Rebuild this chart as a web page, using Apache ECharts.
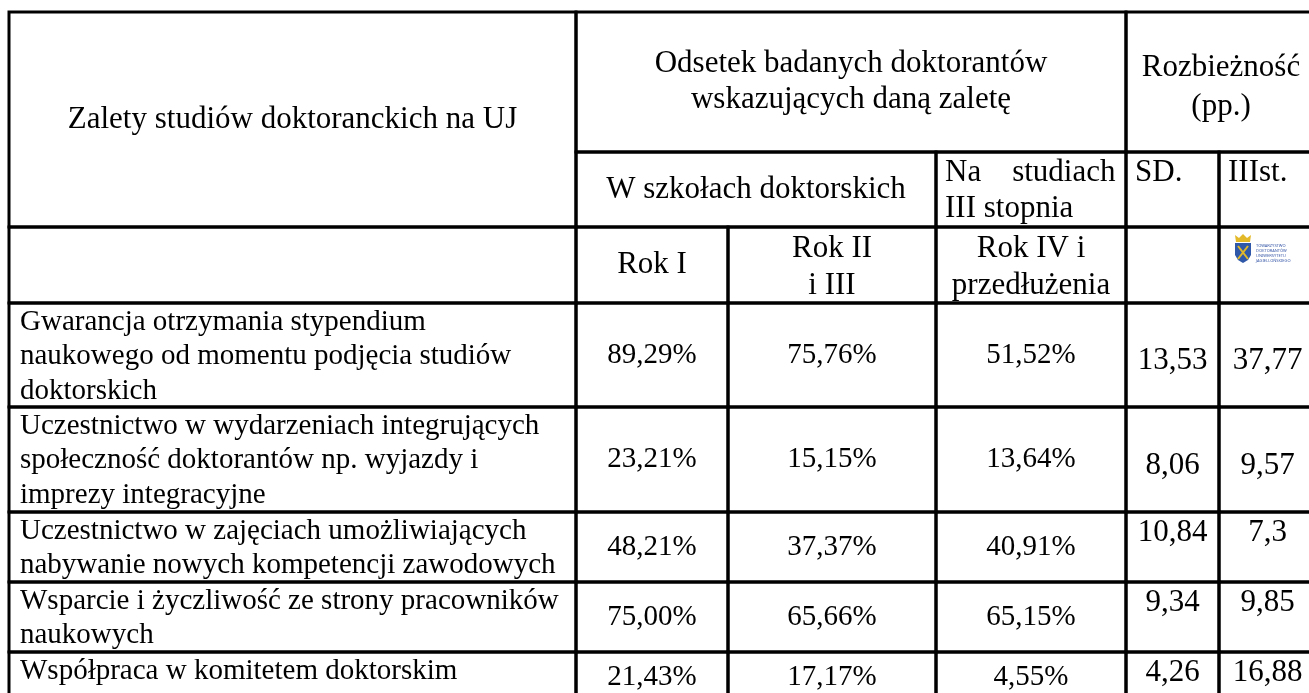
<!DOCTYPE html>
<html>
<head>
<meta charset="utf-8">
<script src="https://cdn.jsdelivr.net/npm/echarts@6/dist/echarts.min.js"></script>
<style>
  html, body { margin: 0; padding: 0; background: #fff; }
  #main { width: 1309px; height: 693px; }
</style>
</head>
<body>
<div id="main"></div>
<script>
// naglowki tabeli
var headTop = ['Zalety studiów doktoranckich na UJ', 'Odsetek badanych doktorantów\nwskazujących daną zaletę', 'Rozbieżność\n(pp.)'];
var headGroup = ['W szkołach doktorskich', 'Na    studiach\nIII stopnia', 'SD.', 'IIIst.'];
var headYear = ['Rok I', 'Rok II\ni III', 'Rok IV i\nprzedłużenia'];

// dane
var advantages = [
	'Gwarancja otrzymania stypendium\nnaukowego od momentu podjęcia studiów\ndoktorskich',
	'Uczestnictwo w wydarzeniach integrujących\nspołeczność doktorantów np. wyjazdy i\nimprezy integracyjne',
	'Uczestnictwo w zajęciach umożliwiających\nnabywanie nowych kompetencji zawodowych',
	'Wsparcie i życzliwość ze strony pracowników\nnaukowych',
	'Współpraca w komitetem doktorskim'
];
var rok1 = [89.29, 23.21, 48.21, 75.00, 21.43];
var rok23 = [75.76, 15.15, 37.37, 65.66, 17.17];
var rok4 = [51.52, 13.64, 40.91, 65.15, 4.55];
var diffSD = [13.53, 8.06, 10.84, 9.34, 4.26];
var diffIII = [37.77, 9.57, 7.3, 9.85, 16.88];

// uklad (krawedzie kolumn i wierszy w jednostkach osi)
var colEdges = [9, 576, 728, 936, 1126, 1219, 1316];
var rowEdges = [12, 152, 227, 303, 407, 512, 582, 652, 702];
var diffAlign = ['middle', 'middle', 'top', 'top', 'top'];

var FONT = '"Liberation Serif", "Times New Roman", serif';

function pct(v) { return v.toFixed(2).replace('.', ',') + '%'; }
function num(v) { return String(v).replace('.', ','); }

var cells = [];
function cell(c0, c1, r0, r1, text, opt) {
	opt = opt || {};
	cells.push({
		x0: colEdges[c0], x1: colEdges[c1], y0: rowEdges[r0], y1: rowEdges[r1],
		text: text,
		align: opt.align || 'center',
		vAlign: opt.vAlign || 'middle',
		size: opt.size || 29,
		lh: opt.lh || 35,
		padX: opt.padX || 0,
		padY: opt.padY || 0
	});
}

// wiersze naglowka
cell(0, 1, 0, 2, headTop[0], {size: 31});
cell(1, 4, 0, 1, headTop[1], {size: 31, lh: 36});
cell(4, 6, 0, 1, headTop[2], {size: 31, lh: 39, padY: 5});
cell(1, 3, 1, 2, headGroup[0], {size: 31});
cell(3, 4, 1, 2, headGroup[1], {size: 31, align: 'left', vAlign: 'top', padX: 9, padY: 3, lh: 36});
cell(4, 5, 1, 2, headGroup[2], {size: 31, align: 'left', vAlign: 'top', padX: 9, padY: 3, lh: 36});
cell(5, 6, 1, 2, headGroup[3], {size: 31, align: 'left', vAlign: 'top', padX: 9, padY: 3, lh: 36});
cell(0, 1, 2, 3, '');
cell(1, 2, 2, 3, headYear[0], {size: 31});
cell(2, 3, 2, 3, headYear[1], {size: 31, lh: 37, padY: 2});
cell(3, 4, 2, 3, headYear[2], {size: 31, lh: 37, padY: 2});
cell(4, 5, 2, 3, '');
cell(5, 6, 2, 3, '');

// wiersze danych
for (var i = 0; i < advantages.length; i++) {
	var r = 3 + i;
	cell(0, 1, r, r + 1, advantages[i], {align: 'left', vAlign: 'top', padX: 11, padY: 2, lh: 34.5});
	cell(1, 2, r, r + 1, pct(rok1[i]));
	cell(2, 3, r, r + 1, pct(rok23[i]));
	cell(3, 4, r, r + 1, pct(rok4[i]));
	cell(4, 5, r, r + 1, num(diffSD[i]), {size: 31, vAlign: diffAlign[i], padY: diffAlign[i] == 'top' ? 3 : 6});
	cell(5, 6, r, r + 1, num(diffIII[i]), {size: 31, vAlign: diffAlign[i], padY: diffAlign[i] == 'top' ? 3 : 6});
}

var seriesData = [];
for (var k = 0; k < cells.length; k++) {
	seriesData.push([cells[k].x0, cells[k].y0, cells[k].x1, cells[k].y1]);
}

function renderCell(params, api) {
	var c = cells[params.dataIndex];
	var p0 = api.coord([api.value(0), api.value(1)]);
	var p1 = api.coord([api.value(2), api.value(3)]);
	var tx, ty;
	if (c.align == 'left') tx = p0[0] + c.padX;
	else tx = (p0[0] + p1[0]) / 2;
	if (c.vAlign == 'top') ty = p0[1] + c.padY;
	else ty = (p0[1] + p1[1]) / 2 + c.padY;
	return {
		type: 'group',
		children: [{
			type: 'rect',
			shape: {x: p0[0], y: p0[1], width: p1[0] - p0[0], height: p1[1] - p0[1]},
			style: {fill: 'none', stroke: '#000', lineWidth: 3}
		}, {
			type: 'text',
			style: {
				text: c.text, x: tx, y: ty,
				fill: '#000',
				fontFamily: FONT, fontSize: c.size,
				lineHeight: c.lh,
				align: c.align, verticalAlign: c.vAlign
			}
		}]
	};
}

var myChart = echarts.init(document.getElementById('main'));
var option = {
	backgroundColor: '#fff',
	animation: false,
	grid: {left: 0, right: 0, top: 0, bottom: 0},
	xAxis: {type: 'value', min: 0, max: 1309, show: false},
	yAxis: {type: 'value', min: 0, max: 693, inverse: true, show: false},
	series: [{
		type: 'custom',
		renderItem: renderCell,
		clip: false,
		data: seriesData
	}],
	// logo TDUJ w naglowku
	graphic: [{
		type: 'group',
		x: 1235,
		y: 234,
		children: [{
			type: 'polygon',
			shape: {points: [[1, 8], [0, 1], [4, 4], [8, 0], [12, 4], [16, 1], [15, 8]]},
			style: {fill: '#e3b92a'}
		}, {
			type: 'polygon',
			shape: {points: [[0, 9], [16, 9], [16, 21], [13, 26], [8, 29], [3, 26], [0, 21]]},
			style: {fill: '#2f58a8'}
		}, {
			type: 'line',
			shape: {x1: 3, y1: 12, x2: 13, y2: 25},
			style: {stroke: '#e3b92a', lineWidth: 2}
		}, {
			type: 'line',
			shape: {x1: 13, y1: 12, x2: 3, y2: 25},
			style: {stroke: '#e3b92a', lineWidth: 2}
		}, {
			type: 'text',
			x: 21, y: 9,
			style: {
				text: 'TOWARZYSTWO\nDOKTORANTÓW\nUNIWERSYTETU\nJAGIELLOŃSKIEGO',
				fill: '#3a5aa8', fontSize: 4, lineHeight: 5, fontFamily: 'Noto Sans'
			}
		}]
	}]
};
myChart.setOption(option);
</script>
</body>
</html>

======

### Set task
Only the lines from the start of the material through the line containing "var headYear = ['Rok" should be transcribed. Pictures stay out.

### Worked answer
Rebuild this chart as a web page, using Apache ECharts.
<!DOCTYPE html>
<html>
<head>
<meta charset="utf-8">
<script src="https://cdn.jsdelivr.net/npm/echarts@6/dist/echarts.min.js"></script>
<style>
  html, body { margin: 0; padding: 0; background: #fff; }
  #main { width: 1309px; height: 693px; }
</style>
</head>
<body>
<div id="main"></div>
<script>
// naglowki tabeli
var headTop = ['Zalety studiów doktoranckich na UJ', 'Odsetek badanych doktorantów\nwskazujących daną zaletę', 'Rozbieżność\n(pp.)'];
var headGroup = ['W szkołach doktorskich', 'Na    studiach\nIII stopnia', 'SD.', 'IIIst.'];
var headYear = ['Rok I', 'Rok II\ni III', 'Rok IV i\nprzedłużenia'];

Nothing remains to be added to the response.